Wednesday, 4 October 2017: 16:30
National Harbor 6 (Gaylord National Resort and Convention Center)
The efficient conversion of solar energy to fuels through electrochemical processes requires optimizing the photovoltage and current for an ideal coupling with the electrolysis reaction. A modular architecture for tandem photovoltaics is explored and modeled as a strategy to drive an arbitrary electrolysis reaction from sunlight to produce the maximum fuel product in a day. Non-monolithic tandem solar cells based on Si and organometal halide perovskites are simulated in two-terminal and four-terminal arrangements and coupled with experimental data on water-splitting and CO2 reduction to predict the performance of an integrated solar fuels system. An appropriately designed four-terminal system is modeled to match or exceed the output of a two-terminal system.

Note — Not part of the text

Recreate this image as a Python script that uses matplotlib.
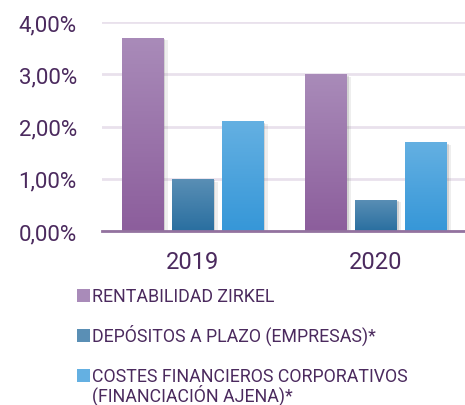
import numpy as np
import matplotlib
matplotlib.use('Agg')
import matplotlib.pyplot as plt
import matplotlib.patheffects as pe
from matplotlib.colors import LinearSegmentedColormap
from matplotlib.patches import Rectangle

plt.rcParams['font.family'] = ['Roboto', 'DejaVu Sans']

years = ['2019', '2020']
labels = ['RENTABILIDAD ZIRKEL',
          'DEPÓSITOS A PLAZO (EMPRESAS)*',
          'COSTES FINANCIEROS CORPORATIVOS\n(FINANCIACIÓN AJENA)*']
rentabilidad = [3.7, 3.0]
depositos = [1.0, 0.6]
costes = [2.1, 1.7]

# gradient (top, bottom) per series
grads = [('#a98bb9', '#8c5e9c'),
         ('#5a8fb5', '#2a6fa0'),
         ('#64b0e2', '#3697d8')]
txt = '#4b2a5e'

W, H = 465, 406
fig = plt.figure(figsize=(W / 100, H / 100), dpi=100)
ax = fig.add_axes([0.219, 0.4286, 0.781, 0.5147])

x = np.arange(len(years))
step = 0.273
width = 0.224
series = [rentabilidad, depositos, costes]
for i, vals in enumerate(series):
    top, bot = grads[i]
    bars = ax.bar(x + (i - 1) * step, vals, width, color=top, zorder=3)
    cmap = LinearSegmentedColormap.from_list('g%d' % i, [bot, top])
    for b in bars:
        b.set_path_effects([
            pe.SimplePatchShadow(offset=(3, -2), shadow_rgbFace='#777777', alpha=0.12),
            pe.SimplePatchShadow(offset=(1.5, -1), shadow_rgbFace='#666666', alpha=0.2),
            pe.Normal()])
        x0, y0 = b.get_x(), b.get_y()
        w, h = b.get_width(), b.get_height()
        grad = np.linspace(0, 1, 100).reshape(-1, 1)
        im = ax.imshow(grad, cmap=cmap, origin='lower', aspect='auto',
                       extent=[x0, x0 + w, y0, y0 + h], zorder=4)
        im.set_clip_path(b)

ax.set_xlim(-0.497, 1.486)
ax.set_ylim(0, 4)
ax.set_yticks([0, 1, 2, 3, 4])
ax.set_yticklabels(['0,00%', '1,00%', '2,00%', '3,00%', '4,00%'])
ax.set_xticks(x)
ax.set_xticklabels(years)
ax.yaxis.grid(True, color='#e9e1ec', linewidth=2)
ax.set_axisbelow(True)
for s in ['top', 'right', 'left']:
    ax.spines[s].set_visible(False)
ax.spines['bottom'].set_color('#93729f')
ax.spines['bottom'].set_linewidth(2)
ax.spines['bottom'].set_zorder(5)
ax.tick_params(axis='y', length=0, pad=18, labelsize=16, labelcolor=txt)
ax.tick_params(axis='x', length=0, pad=14, labelsize=17, labelcolor=txt)

# legend drawn by hand: square + text, multi-line label hangs below first line
row_base = [302, 342, 382]  # text baselines in pixels from top
for lab, (top, bot), rb in zip(labels, grads, row_base):
    fig.patches.append(Rectangle((77 / W, 1 - (rb + 0.5) / H), 13 / W, 13 / H,
                                 transform=fig.transFigure, facecolor=top,
                                 edgecolor='none'))
    for k, line in enumerate(lab.split('\n')):
        fig.text(92 / W, 1 - (rb + 20 * k) / H, line, fontsize=12.8, color=txt,
                 ha='left', va='baseline')

fig.savefig('out.png', dpi=100)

The four-terminal configuration leads to a 15.8% increase in daily H2 production with a 1.5 eV/1.12 eV system, and a 5.3% increase with a more ideal 1.74 eV/1.12 eV combination. The four-terminal system is also simulated to match the production of formic acid and increase the production of ethylene by 20.4% in a Cu-catalyzed CO2 reduction process compared to a two-terminal tandem arrangement. The effects of series resistance in non-monolithic tandem devices are modeled as well, showing a much greater tolerance to cell width in the four-terminal systems.